[JAZZ] If the kids pried jazz from the old institutions
that keep the music on life support and reinvented it for
themselves—could this music be cool again? And what would a generation
of new jazz fans look like? These are questions that keep me up at
night.
Portland’s
Trio Subtonic probably isn’t going to lead the jazz uprising—the music
isn’t radical, just rad; these aren’t exactly “kids,” unless you measure
in jazz years—but there is a refreshing wanderlust on the band’s new
disc, I’ll Meet You There Tomorrow. Because the trio can leap
from the down-and-dirty funk of “High Country” to a sprawling
ballad-turned-groove like “Garage & Grace” without throwing the
listener off its scent (thank Jesse Brooke’s playful and unconventional
drumming for that, in large part), this is a jazz trio for those of us
with a Saturday morning cartoon attention span.

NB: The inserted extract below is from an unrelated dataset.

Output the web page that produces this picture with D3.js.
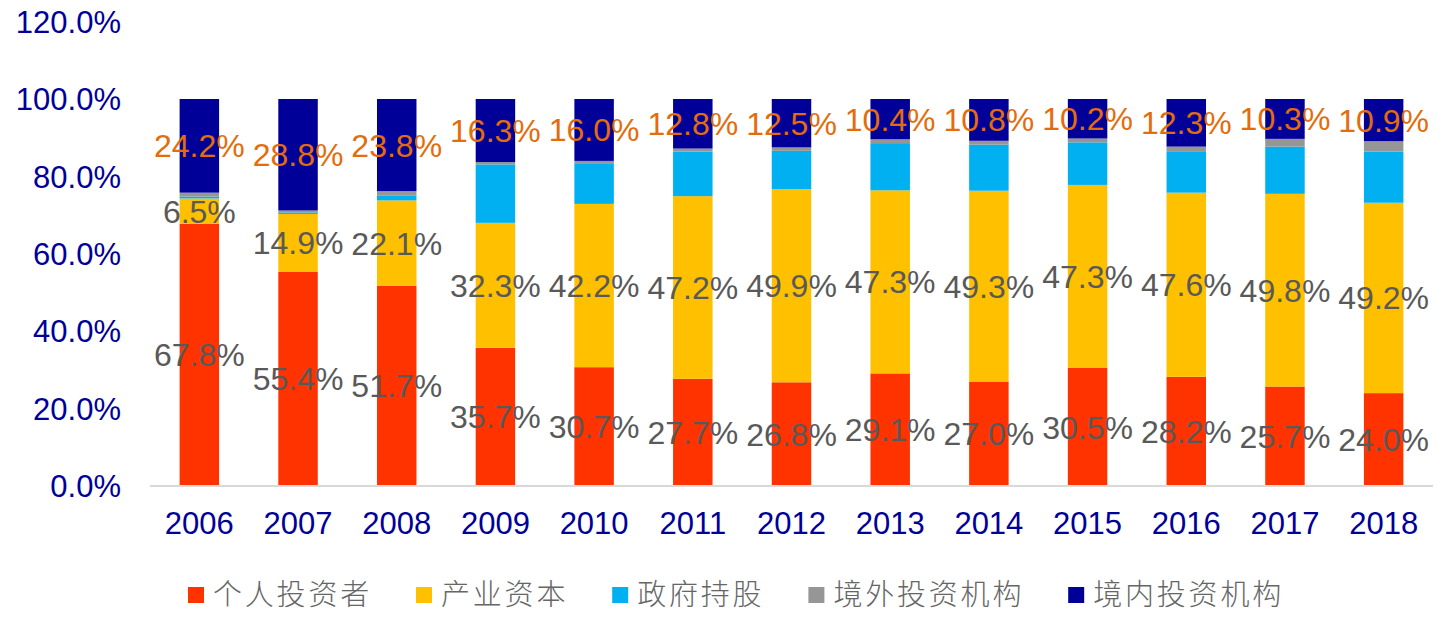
<!DOCTYPE html>
<html>
<head>
<meta charset="utf-8">
<script src="https://cdn.jsdelivr.net/npm/d3@7"></script>
<style>
  html, body { margin: 0; padding: 0; background: #fff; }
  svg { display: block; }
</style>
</head>
<body>
<div id="chart"></div>
<script>
// Years on the x axis.
var years = ['2006', '2007', '2008', '2009', '2010', '2011', '2012',
  '2013', '2014', '2015', '2016', '2017', '2018'];

// Shares (%) per holder type, bottom to top.
var personal = [67.8, 55.4, 51.7, 35.7, 30.7, 27.7, 26.8, 29.1, 27.0, 30.5, 28.2, 25.7, 24.0];
var industrial = [6.5, 14.9, 22.1, 32.3, 42.2, 47.2, 49.9, 47.3, 49.3, 47.3, 47.6, 49.8, 49.2];
var government = [0.5, 0.4, 1.3, 15.1, 10.5, 11.5, 9.9, 12.2, 11.9, 11.0, 10.7, 12.2, 13.2];
var foreign = [1.0, 0.5, 1.1, 0.6, 0.6, 0.8, 0.9, 1.0, 1.0, 1.0, 1.2, 2.0, 2.7];
var domestic = [24.2, 28.8, 23.8, 16.3, 16.0, 12.8, 12.5, 10.4, 10.8, 10.2, 12.3, 10.3, 10.9];

var seriesNames = ['个人投资者', '产业资本', '政府持股', '境外投资机构', '境内投资机构'];
var seriesValues = [personal, industrial, government, foreign, domestic];
var yTicks = [0, 20, 40, 60, 80, 100, 120];

var colors = ['#FF3300', '#FFC000', '#00B0F0', '#969696', '#000099'];
// which series get data labels, and in what colour
var labelColors = ['#595959', '#595959', null, null, '#E46C0A'];

var width = 1449, height = 618;

var svg = d3.select('#chart').append('svg')
  .attr('width', width)
  .attr('height', height);

// Build table rows for d3.stack.
var keys = seriesNames;
var rows = years.map(function (yr, i) {
  var r = { year: yr };
  keys.forEach(function (k, j) { r[k] = seriesValues[j][i]; });
  return r;
});
var stacked = d3.stack().keys(keys)(rows);

var x = d3.scaleBand()
  .domain(years)
  .range([150, 1433])
  .paddingInner(0.6)
  .paddingOuter(0.3);

var y = d3.scaleLinear()
  .domain([0, 120])
  .range([486, 21.6]);

// y tick labels (no axis line)
svg.append('g').selectAll('text')
  .data(yTicks)
  .enter().append('text')
  .attr('x', 121)
  .attr('y', function (d) { return y(d); })
  .attr('dy', '0.36em')
  .attr('text-anchor', 'end')
  .style('font-family', 'Liberation Sans, Arial, sans-serif')
  .style('font-size', '31px')
  .style('fill', '#000099')
  .text(function (d) { return d.toFixed(1) + '%'; });

// Bars
var layer = svg.append('g').selectAll('g')
  .data(stacked)
  .enter().append('g')
  .style('fill', function (d, i) { return colors[i]; });

layer.selectAll('rect')
  .data(function (d) { return d; })
  .enter().append('rect')
  .attr('x', function (d) { return x(d.data.year); })
  .attr('width', x.bandwidth())
  .attr('y', function (d) { return y(d[1]); })
  .attr('height', function (d) { return y(d[0]) - y(d[1]); });

// x axis baseline
svg.append('line')
  .attr('x1', 150).attr('x2', 1433)
  .attr('y1', 486).attr('y2', 486)
  .style('stroke', '#D9D9D9')
  .style('stroke-width', 2);

// x labels
svg.append('g').selectAll('text')
  .data(years)
  .enter().append('text')
  .attr('x', function (d) { return x(d) + x.bandwidth() / 2; })
  .attr('y', 523)
  .attr('dy', '0.36em')
  .attr('text-anchor', 'middle')
  .style('font-family', 'Liberation Sans, Arial, sans-serif')
  .style('font-size', '31px')
  .style('fill', '#000099')
  .text(function (d) { return d; });

// Data labels, centred in each segment
stacked.forEach(function (s, i) {
  if (!labelColors[i]) return;
  svg.append('g').selectAll('text')
    .data(s)
    .enter().append('text')
    .attr('x', function (d) { return x(d.data.year) + x.bandwidth() / 2; })
    .attr('y', function (d) { return y((d[0] + d[1]) / 2); })
    .attr('dy', '0.36em')
    .attr('text-anchor', 'middle')
    .style('font-family', 'Liberation Sans, Arial, sans-serif')
    .style('font-size', '32px')
    .style('fill', labelColors[i])
    .text(function (d) { return (d[1] - d[0]).toFixed(1) + '%'; });
});

// Legend
var legend = svg.append('g');
var lx = 188;
seriesNames.forEach(function (name, i) {
  legend.append('rect')
    .attr('x', lx).attr('y', 587)
    .attr('width', 16).attr('height', 16)
    .style('fill', colors[i]);
  legend.append('text')
    .attr('x', lx + 25)
    .attr('y', 595)
    .attr('dy', '0.36em')
    .style('font-family', 'Noto Sans CJK SC, sans-serif')
    .style('font-size', '29px')
    .style('font-weight', 300)
    .style('letter-spacing', '2.8px')
    .style('fill', '#666666')
    .text(name);
  lx += 25 + name.length * 31.8 + 44;
});
</script>
</body>
</html>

That’s not to say that I’ll Meet You There Tomorrow
doesn’t reward patience: The tidal changes of “Obsidian Blue” are
subtle, showcasing the interplay between versatile keyboardist Galen
Clark and bassist Bill Athens. But the compositions here stay intact
throughout five- and six-minute songs, so the novice jazz listeners can
follow most tunes all the way through while still enjoying solos and
funky breakdowns that pepper the disc. That seems to me a trick learned
from pop music far removed from jazz standards.
For example, when
Trio Subtonic gets to the now-customary Elliott Smith cover, Clark and
company avoid well-worn and standard-esque songs like “Between the Bars”
in favor of “Independence Day,” a tune that resists easy taming. Trio
Subtonic’s version adds groove but resists giving Smith a cocktail-hour
glow.
Not every decision on I’ll Be There Tomorrow
is a good one: It runs long by about one funk tune and Scott
Pemberton’s electric guitar flourishes on “String Theory” are too showy
to fit the album’s tone. But the disc is, on the whole, refreshingly
driven and complete-sounding as an album. Hell, the kids might even like
it.
SEE IT: Trio Subtonic plays the Art Bar, 1111 SW Broadway, on Friday, Feb. 24. 9:30 pm. Free. All ages.